Humanity has always sought to gather around great projects to decrease social tensions or transcend political, ethnic, or religious boundaries. This has been particularly true since second half of the twentieth century.

More than ever, at the beginning of the twenty-first century, faced with recurring problems of wars, pollution, globalization, and energy reserves, people wonder about the medium- and long-term future of our planet as a whole. From an economic, political, legal, and technological points of view, we will consider two great projects of world scope: the construction of a tunnel under the Bering Strait and the conquest of Mars.

The proposal of a tunnel connecting America to Asia through the Bering Strait constitutes a great project that can help bring the American and Asian countries closer together. Already in 1902, a French explorer, Loek de Lobel, approached the Russian Imperial Technical Society with a proposal to explore a future railway line connecting Yakutsk across the Bering Strait to an existing railroad track in Alaska. In October 1906, the Russian Government Commission on the creation of the Great Northern Route held discussions attended by four Americans, a Canadian, and a French representative. It was decided to task Lobel and an American engineer, Waddel, with studying the technical parameters of the project. Construction of a tunnel was to be undertaken by a New Jersey construction company under a 90-year contract.*

Today serious challenges remain to be studied: the harsh climate, the construction of thousands of kilometers of new infrastructures in Siberia and Alaska, the different gauges of the railroad tracks in Asia and America, ecological concerns, and the rights of indigenous people. The budget is estimated to be US$500 billion.

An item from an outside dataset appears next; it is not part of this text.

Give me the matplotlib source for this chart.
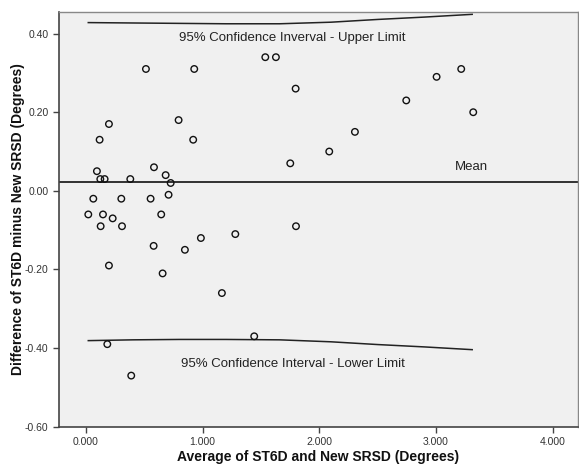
import numpy as np
import matplotlib.pyplot as plt
from matplotlib.ticker import FuncFormatter

plt.rcParams["font.family"] = ["Liberation Sans", "DejaVu Sans"]

# averages (x) and differences (y) of the two measurements
avg = [0.514, 0.928, 1.537, 1.628, 1.797, 0.197, 0.117, 0.794, 0.919, 0.094,
       0.123, 0.160, 0.380, 0.583, 0.683, 0.726, 0.708, 0.063, 0.303, 0.554,
       0.020, 0.146, 0.229, 0.126, 0.309, 0.645, 1.800, 0.985, 1.280, 3.005,
       3.216, 2.745, 3.319, 2.305, 2.085, 1.751, 0.580, 0.848, 0.197, 0.657,
       1.165, 1.442, 0.183, 0.388]
diff = [0.31, 0.31, 0.34, 0.34, 0.26, 0.17, 0.13, 0.18, 0.13, 0.05,
        0.03, 0.03, 0.03, 0.06, 0.04, 0.02, -0.01, -0.02, -0.02, -0.02,
        -0.06, -0.06, -0.07, -0.09, -0.09, -0.06, -0.09, -0.12, -0.11, 0.29,
        0.31, 0.23, 0.20, 0.15, 0.10, 0.07, -0.14, -0.15, -0.19, -0.21,
        -0.26, -0.37, -0.39, -0.47]
mean_diff = 0.022

# confidence limit curves, read at a few x positions
limit_x = [0.02, 0.4, 0.8, 1.2, 1.66, 2.1, 2.5, 2.9, 3.31]
upper = [0.428, 0.427, 0.426, 0.425, 0.425, 0.429, 0.436, 0.442, 0.449]
lower = [-0.381, -0.379, -0.378, -0.378, -0.379, -0.384, -0.391, -0.397, -0.404]

xticks = [0, 1, 2, 3, 4]
yticks = [-0.6, -0.4, -0.2, 0.0, 0.2, 0.4]

fig = plt.figure(figsize=(5.79, 4.66), dpi=100)
ax = fig.add_axes([0.1019, 0.0843, 0.8964, 0.890])
ax.set_facecolor("#f0f0f0")

ax.axhline(mean_diff, color="#222222", lw=1.3)
ax.plot(limit_x, upper, color="#222222", lw=1.1)
ax.plot(limit_x, lower, color="#222222", lw=1.1)
ax.scatter(avg, diff, s=22, facecolors="none", edgecolors="#111111",
           linewidths=1.0, zorder=3)

ax.text(1.77, 0.389, "95% Confidence Inverval - Upper Limit", ha="center",
        va="center", fontsize=9.5, color="#222222")
ax.text(1.77, -0.440, "95% Confidence Interval - Lower Limit", ha="center",
        va="center", fontsize=9.5, color="#222222")
ax.text(3.3, 0.061, "Mean", ha="center", va="center", fontsize=9.5,
        color="#222222")

ax.set_xlim(-0.231, 4.217)
ax.set_ylim(-0.60, 0.455)
ax.set_xticks(xticks)
ax.set_yticks(yticks)
ax.xaxis.set_major_formatter(FuncFormatter(lambda v, p: f"{v:.3f}"))
ax.yaxis.set_major_formatter(FuncFormatter(lambda v, p: f"{v:.2f}"))
ax.tick_params(direction="out", length=4, width=1, color="#444444",
               labelsize=7.5, labelcolor="#333333")

for side in ["left", "bottom"]:
    ax.spines[side].set_color("#444444")
    ax.spines[side].set_linewidth(1.2)
for side in ["top", "right"]:
    ax.spines[side].set_color("#888888")
    ax.spines[side].set_linewidth(1.0)

ax.set_xlabel("Average of ST6D and New SRSD (Degrees)", fontsize=10,
              fontweight="bold", color="#111111", labelpad=2)
ax.set_ylabel("Difference of ST6D minus New SRSD (Degrees)", fontsize=10,
              fontweight="bold", color="#111111")
ax.yaxis.set_label_coords(-0.066, 0.5)

fig.savefig("out.png", dpi=100)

The conquest of our natural satellite, the Moon, by the United States was as much a response to successes of the USSR in space exploration as it was a gigantic technological, industrial, and human adventure. All branches of American enterprise were involved, and the lunar exploit made a global impact through the media. The commitment of US President Kennedy to land a man before the end of the 1960s was met. It was achieved by a state that had completely invested in the project, supported without reserve by its public opinion and industry.

After circumterrestrial and circumlunar space were well explored, the following challenge is the exploration of  Mars. A mission to Mars would require unprecedented mobilization, using many resources, and could not be done by only one nation. Only broad cooperation would make it possible to carry out such a project in the long term. Financing and division of responsibilities would be important issues. The various agencies would need to make difficult choices between the exploration of the Moon and Mars. Already, for example the European Space Agency is developing plans for robotic exploration and then human exploration of Mars as part of its Aurora project.

Such a project would require the establishing of an international agency and coordinating the budgets and activities of Americans, Russians, Chinese, Indians, and Europeans, to name a few. A low estimate by NASA of the cost is US$500 billion.

The economic repercussions of a manned voyage to the red planet, including television rights and development of scientific discoveries, would make it possible to amortize the cost of the program and to accelerate the return on investment. Mars might be a base for exploring the asteroid belt beyond it and the possible recovery of mineral resources. People in most parts of the world have access to radio, televisual, and digital information and would be able to follow such developments.

The conquest of Mars could have several positive benefits. Initially, it would draw humanity towards a common objective, a "new frontier," one might say. The establishment of a colony on Mars could have economic benefits to people on earth and improve our well-being. New paradigms might appear and new life forms that would revolutionize our knowledge and images we have of nature.

* Note: The contract reportedly entitled the company to a strip of land 24 kilometers wide and an area of 150,000 square miles, and plots of land on both sides of the track were to be divided in chessboard pattern between Russia and the contractor. However, in March, 1907, the Russian government terminated the contract agreement having decided its terms were not favorable.